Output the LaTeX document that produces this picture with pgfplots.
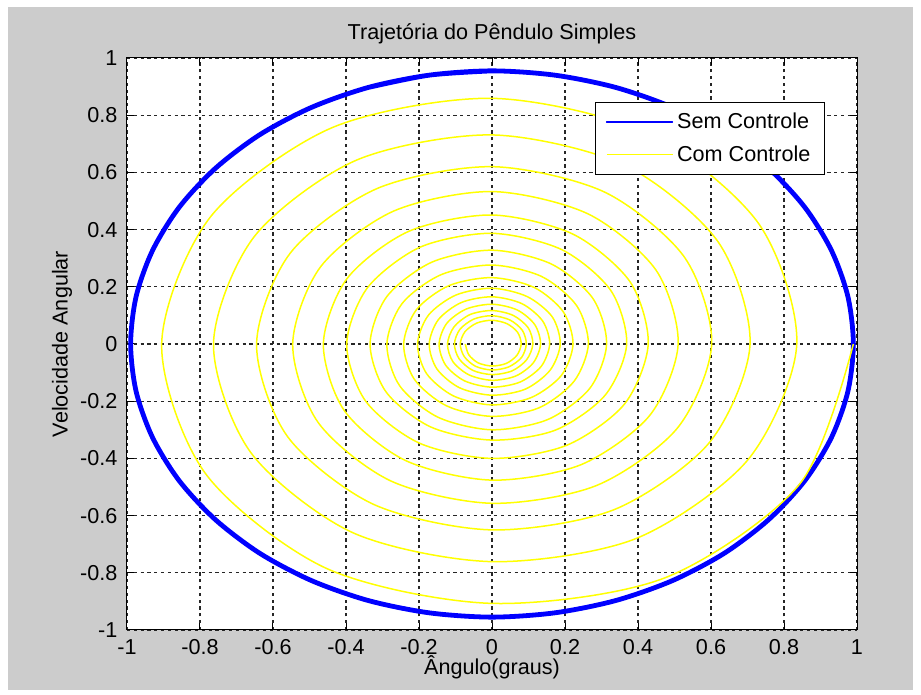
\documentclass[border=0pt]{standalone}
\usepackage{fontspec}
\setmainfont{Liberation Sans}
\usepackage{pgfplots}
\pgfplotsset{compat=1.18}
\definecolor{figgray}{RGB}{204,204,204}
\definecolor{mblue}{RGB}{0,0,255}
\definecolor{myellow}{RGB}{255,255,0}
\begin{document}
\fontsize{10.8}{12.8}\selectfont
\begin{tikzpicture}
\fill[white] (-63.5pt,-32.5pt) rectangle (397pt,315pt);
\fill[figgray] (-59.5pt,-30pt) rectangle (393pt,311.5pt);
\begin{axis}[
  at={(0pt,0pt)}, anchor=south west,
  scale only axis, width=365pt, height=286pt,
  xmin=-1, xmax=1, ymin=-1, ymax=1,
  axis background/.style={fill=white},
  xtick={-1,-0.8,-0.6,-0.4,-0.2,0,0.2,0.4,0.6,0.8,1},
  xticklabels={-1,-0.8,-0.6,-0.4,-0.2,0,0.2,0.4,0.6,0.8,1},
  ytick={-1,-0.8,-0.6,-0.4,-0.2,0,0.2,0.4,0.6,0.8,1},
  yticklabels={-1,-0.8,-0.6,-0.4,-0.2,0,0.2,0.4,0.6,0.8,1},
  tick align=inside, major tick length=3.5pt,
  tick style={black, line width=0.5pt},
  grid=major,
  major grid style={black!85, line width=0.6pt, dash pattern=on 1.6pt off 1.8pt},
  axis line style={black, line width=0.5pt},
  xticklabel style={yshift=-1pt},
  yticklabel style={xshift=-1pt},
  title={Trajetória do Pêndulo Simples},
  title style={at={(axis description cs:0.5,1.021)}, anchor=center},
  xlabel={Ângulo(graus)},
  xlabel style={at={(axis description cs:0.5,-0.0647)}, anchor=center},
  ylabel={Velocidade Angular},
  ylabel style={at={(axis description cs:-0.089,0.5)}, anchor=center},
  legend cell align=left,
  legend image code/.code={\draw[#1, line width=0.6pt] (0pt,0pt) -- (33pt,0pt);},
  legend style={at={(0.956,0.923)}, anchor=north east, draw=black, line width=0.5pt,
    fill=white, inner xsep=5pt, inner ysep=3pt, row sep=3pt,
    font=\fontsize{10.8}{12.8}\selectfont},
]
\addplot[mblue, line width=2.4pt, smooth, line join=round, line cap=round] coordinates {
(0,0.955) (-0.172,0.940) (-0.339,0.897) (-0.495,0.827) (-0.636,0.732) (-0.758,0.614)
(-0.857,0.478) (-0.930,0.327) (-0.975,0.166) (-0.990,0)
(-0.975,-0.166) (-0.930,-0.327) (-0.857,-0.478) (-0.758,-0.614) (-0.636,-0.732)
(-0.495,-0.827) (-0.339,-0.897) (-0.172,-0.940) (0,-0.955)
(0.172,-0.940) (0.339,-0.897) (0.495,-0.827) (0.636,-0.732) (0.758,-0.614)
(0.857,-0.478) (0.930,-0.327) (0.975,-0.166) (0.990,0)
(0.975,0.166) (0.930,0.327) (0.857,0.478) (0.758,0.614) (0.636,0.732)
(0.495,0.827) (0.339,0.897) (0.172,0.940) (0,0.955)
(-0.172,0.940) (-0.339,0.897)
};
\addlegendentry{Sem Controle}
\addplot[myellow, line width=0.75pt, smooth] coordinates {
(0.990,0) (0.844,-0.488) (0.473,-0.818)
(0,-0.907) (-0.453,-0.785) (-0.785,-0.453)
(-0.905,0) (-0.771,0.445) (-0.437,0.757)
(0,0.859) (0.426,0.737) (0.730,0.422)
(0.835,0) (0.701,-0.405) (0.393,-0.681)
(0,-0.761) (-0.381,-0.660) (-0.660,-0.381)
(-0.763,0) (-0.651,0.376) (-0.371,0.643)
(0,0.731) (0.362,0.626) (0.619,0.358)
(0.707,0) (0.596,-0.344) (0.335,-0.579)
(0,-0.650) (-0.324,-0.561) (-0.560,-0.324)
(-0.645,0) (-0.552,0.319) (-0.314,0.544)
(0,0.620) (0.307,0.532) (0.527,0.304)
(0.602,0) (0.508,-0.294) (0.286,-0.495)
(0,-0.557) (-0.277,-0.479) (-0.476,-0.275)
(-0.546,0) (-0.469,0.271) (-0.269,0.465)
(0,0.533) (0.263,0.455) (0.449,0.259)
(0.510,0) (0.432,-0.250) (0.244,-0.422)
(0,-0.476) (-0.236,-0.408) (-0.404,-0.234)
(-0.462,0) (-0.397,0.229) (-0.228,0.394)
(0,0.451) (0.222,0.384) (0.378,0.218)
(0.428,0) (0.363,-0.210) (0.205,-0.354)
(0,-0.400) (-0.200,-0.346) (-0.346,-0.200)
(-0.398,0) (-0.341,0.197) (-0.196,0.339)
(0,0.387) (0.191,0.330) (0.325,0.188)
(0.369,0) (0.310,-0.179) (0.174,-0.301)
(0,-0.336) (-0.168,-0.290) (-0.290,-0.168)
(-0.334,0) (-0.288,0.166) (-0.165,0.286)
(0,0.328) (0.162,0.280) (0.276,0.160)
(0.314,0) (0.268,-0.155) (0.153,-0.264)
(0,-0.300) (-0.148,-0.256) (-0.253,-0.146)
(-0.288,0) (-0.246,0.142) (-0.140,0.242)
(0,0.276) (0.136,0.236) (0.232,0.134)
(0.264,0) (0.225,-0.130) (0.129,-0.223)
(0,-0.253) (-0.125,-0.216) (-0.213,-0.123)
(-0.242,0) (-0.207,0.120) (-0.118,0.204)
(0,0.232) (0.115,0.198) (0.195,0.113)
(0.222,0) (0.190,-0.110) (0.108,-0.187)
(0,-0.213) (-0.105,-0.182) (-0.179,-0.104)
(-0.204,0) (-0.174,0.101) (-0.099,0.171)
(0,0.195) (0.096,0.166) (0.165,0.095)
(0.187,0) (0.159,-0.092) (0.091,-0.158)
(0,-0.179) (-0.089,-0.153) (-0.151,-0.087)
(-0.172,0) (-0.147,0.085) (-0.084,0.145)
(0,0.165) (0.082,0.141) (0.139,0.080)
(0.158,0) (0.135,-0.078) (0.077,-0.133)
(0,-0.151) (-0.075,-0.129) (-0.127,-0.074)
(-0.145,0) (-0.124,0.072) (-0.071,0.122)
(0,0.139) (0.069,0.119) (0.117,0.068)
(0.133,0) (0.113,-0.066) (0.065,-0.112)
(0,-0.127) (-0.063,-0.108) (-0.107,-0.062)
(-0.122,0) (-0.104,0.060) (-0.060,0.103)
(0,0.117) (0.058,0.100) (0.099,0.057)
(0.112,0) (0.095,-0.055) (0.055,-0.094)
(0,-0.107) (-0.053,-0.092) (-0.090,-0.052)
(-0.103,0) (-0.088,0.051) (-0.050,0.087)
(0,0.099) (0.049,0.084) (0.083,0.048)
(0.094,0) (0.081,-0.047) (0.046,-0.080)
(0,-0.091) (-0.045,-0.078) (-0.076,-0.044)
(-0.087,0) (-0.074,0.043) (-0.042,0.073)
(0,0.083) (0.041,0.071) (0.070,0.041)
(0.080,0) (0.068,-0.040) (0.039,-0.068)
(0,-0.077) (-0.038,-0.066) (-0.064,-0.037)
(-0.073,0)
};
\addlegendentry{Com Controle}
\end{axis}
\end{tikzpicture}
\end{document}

################

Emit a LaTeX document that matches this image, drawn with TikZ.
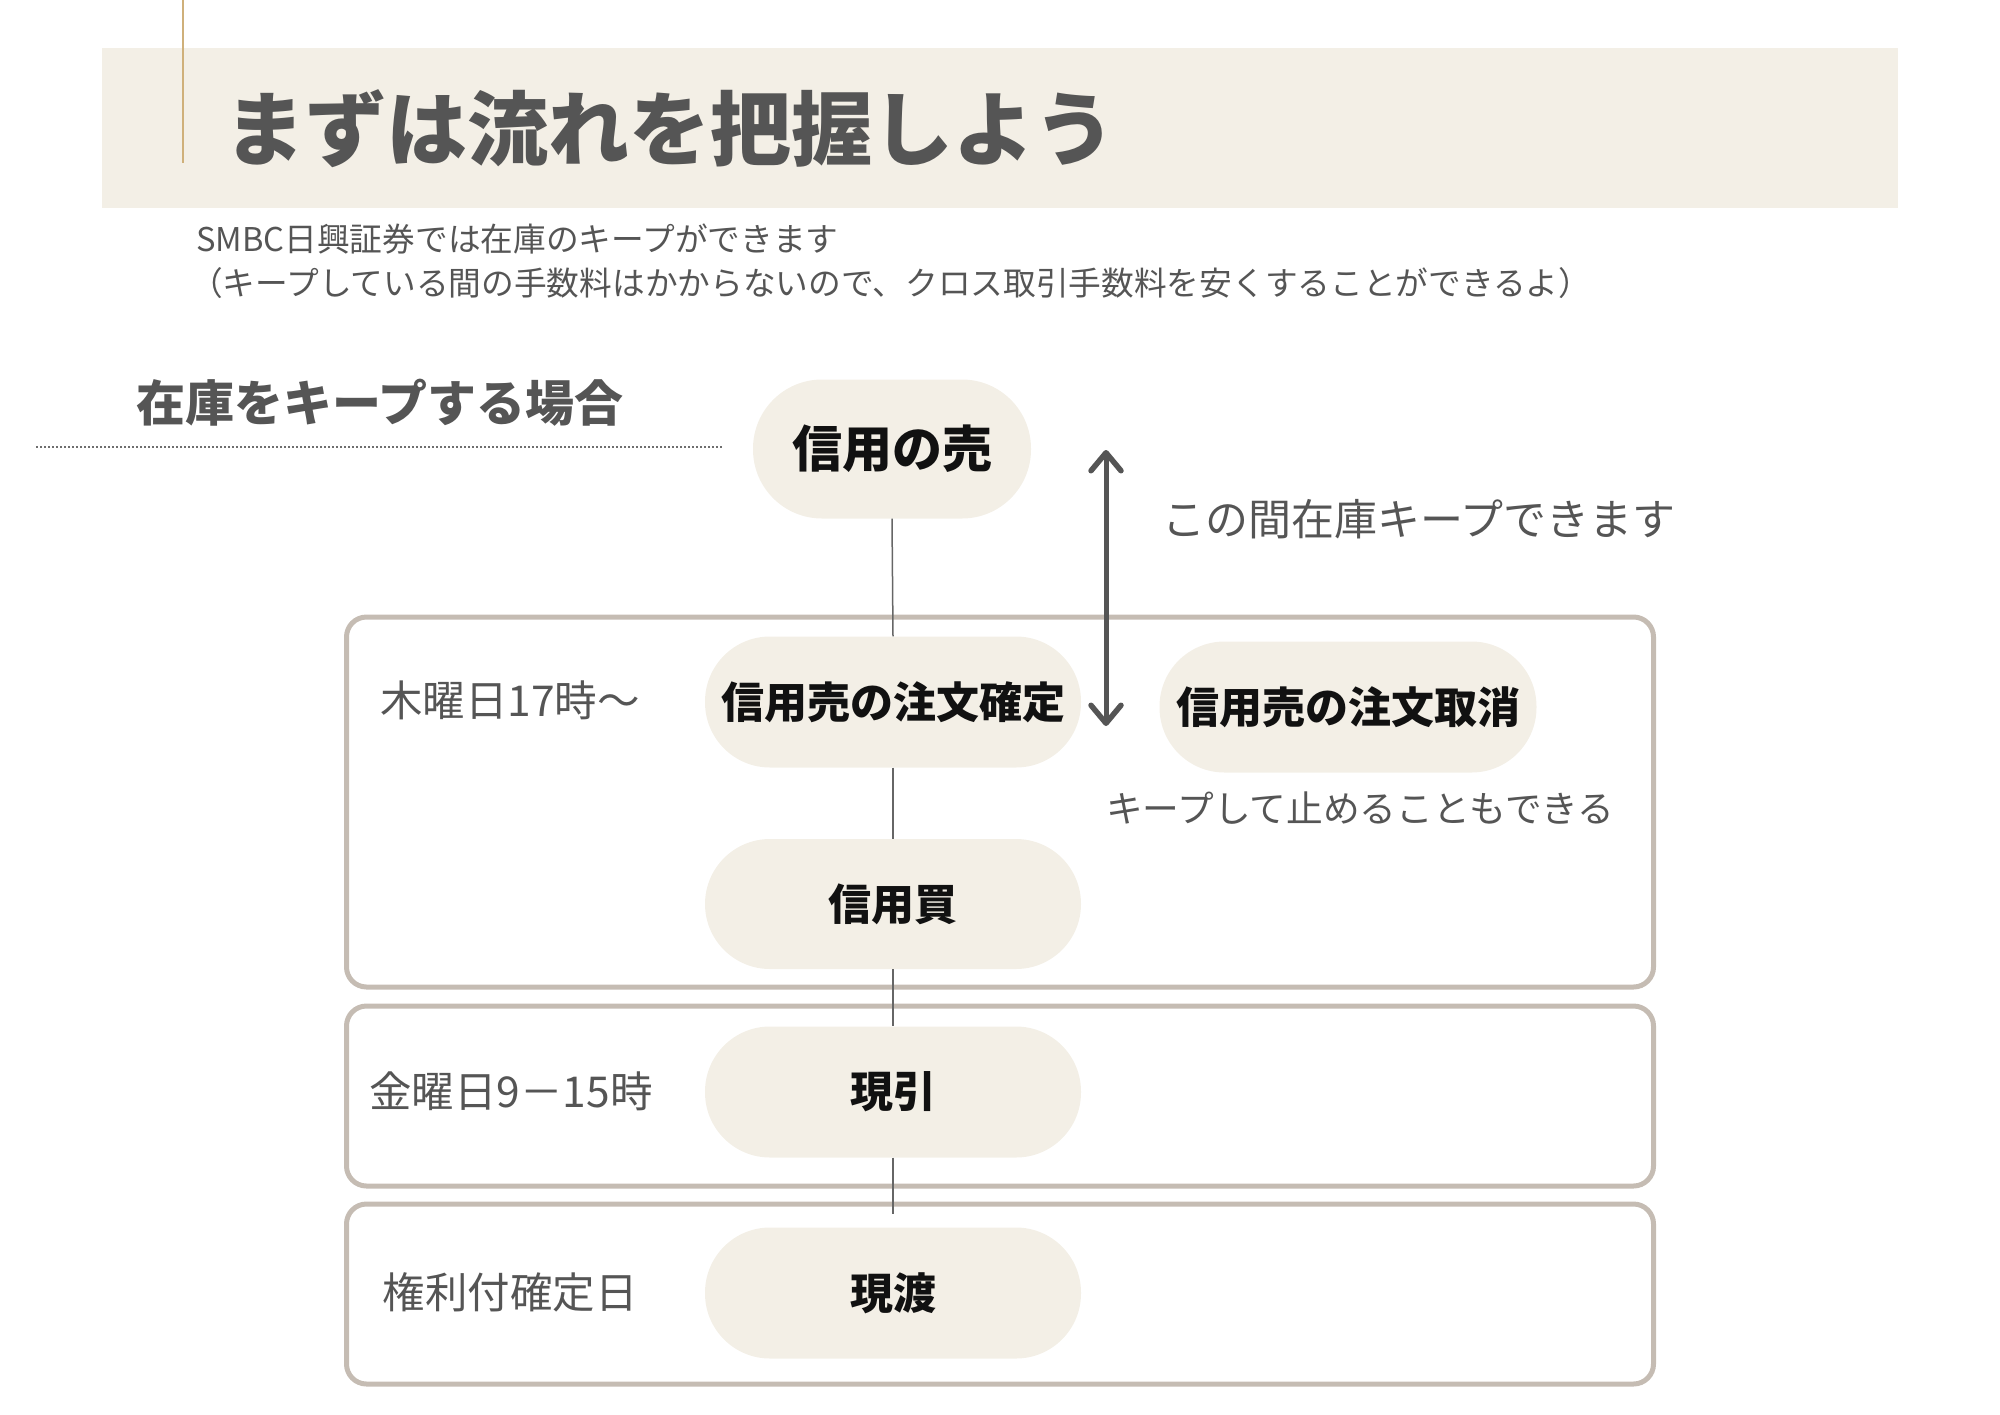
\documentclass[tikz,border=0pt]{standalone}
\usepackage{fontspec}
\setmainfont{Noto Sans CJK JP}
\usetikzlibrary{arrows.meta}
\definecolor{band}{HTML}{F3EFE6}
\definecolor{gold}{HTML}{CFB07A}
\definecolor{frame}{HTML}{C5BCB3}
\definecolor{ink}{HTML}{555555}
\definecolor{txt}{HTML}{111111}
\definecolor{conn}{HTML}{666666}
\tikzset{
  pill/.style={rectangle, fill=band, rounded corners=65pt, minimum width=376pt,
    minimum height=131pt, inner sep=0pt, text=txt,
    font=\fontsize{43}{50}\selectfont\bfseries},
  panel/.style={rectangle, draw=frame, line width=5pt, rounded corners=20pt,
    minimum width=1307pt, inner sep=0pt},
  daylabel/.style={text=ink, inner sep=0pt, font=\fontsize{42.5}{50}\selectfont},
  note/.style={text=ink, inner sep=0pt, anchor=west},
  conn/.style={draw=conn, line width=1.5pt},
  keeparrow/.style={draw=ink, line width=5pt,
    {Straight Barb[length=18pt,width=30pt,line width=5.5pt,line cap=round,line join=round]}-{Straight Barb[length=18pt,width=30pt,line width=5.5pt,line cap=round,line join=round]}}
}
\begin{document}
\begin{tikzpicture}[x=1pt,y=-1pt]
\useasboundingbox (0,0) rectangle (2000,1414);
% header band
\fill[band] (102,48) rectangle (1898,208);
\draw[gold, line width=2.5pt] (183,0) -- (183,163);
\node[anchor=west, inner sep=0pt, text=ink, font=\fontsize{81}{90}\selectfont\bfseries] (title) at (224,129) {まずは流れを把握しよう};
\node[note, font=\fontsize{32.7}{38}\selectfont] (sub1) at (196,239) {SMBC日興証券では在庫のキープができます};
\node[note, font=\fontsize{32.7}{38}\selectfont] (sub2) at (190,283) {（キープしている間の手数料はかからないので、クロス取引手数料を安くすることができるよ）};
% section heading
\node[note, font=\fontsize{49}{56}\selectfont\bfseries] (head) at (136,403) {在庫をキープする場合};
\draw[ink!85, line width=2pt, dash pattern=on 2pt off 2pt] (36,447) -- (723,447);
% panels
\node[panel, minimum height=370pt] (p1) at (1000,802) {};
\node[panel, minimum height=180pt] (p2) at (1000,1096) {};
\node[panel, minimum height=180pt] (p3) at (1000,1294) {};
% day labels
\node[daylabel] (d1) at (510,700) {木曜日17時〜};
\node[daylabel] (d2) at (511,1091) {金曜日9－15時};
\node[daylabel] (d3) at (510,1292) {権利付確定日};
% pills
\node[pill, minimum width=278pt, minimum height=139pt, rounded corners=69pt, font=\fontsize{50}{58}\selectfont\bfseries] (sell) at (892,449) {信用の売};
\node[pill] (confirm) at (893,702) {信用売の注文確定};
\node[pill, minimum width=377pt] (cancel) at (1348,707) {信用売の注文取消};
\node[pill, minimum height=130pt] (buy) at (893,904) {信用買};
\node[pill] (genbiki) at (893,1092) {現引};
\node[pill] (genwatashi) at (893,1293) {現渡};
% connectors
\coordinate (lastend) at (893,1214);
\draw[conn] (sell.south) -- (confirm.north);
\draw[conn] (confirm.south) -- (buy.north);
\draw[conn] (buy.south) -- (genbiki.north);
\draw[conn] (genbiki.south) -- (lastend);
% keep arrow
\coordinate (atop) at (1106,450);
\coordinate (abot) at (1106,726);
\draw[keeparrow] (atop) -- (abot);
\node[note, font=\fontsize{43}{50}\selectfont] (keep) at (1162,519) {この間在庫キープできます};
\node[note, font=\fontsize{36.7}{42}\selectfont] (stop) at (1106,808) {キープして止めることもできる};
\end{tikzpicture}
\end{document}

################

* _Do this_
Gather from the records above every line containing the string "that".

* _Full solution_
Output the LaTeX document that produces this picture with pgfplots.
Emit a LaTeX document that matches this image, drawn with TikZ.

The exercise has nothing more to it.